Swedish non-profit organization

Norrsken Foundation is a non-profit, non-religious and non-partisan foundation dedicated to helping entrepreneurs solve the world's greatest challenges, such as poverty, famine, mental health, pollution and climate change. It has raised several venture capital funds, manages an accelerator program for early-stage startups and operates Norrsken House hubs in Stockholm, Sweden; Kigali, Rwanda; Brussels, Belgium; Amsterdam, the Netherlands and Barcelona, Spain. Norrsken was created by Niklas Adalberth, one of the founders of the fintech company Klarna.

== History ==
Norrsken Foundation was created in June 2016 by Klarna founder Niklas Adalberth, who contributed $20 million to the launch. In December 2017 Adalberth committed an additional $62 million to Norrsken Foundation. That same year, a co-working space of 2400 square meters named Norrsken House was opened in a repurposed tram depot in Stockholm. In 2026, Norrsken Houses in Stockholm, Sweden, Kigali, Rwanda, Brussels, Belgium, Amsterdam, the Netherlands and Barcelona, Spain, hosted more than 3000 members.

== Investments ==

After the initial launch in 2016, the co-founders of Mojang, King and Daniel Wellington seeded a $34 million fund. Investments in the companies hosted by the foundation range from $100,000 to $1 million.

In 2019, Norrsken closed a new investment fund, Norrsken VC, that will invest 100 million euros in new companies focused on sustainability. In 2020 the EU invested in the Norrsken fund through the European Investment Fund (EIF), along with Nordic banks Nordea and SEB.

In 2021, Norrsken closed a $200 million Africa-focused investment fund, Norrsken 22, aimed at backing a new generation of African tech unicorns. That same year, Norrsken launched an Accelerator programme, investing in 20 early-stage startups each year.

In 2024, Norrsken VC closed its second fund at 320 million euro, making it Europe's largest early-stage generalist impact fund.

By end of 2024, Norrsken had raised over 750mEur and backed more than 150 startups via its various funds.

== Co-working spaces ==
Norrsken operates Norrsken Houses in Stockholm, Sweden, Barcelona, Spain, Brussels, Belgium and Amsterdam, the Netherlands. Norrsken Houses are co-working spaces for entrepreneurs trying to solve social problems.

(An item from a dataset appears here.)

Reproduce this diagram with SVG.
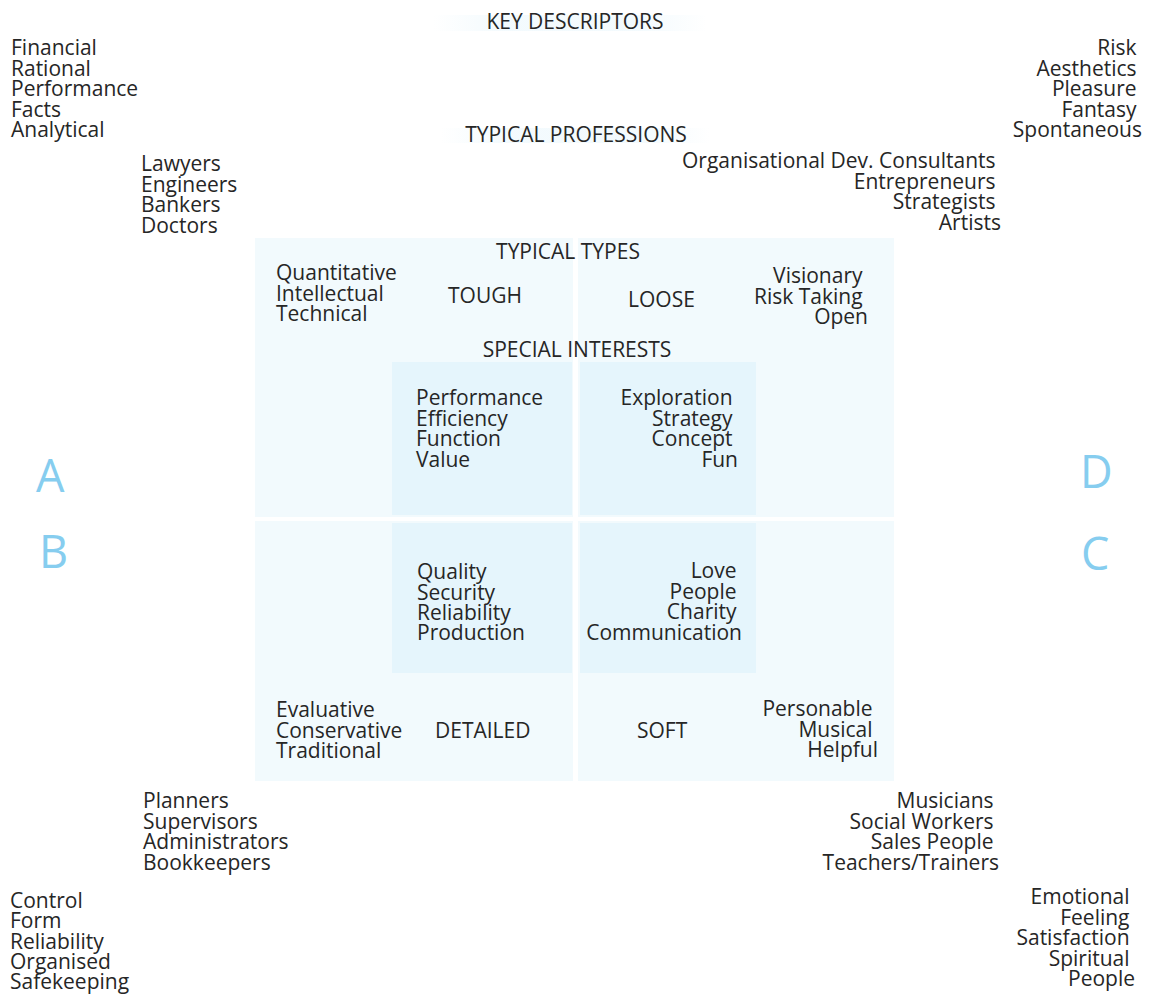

In 2019, Norrsken announced the construction of Norrsken House East Africa, a co-working space for entrepreneurs in Kigali, Rwanda. Norrsken House Kigali opened to the public in December 2021. The Kigali hub spans 12000 square meters and is currently home to support up to 1,300+ members. It offers facilities such as private offices, meeting rooms, and event spaces, catering to startups and ventures focused on innovation and social impact across Africa. The Kigali hub has partnered with local and international organizations to host programs and events aimed at fostering entrepreneurship and driving sustainable growth in the region. It also hosts a number of community events each month such as their flagship Founder's Friday Pitch event. In October 2023, Norrsken opened Norrsken House Barcelona, Europe's biggest hub for tech and impact.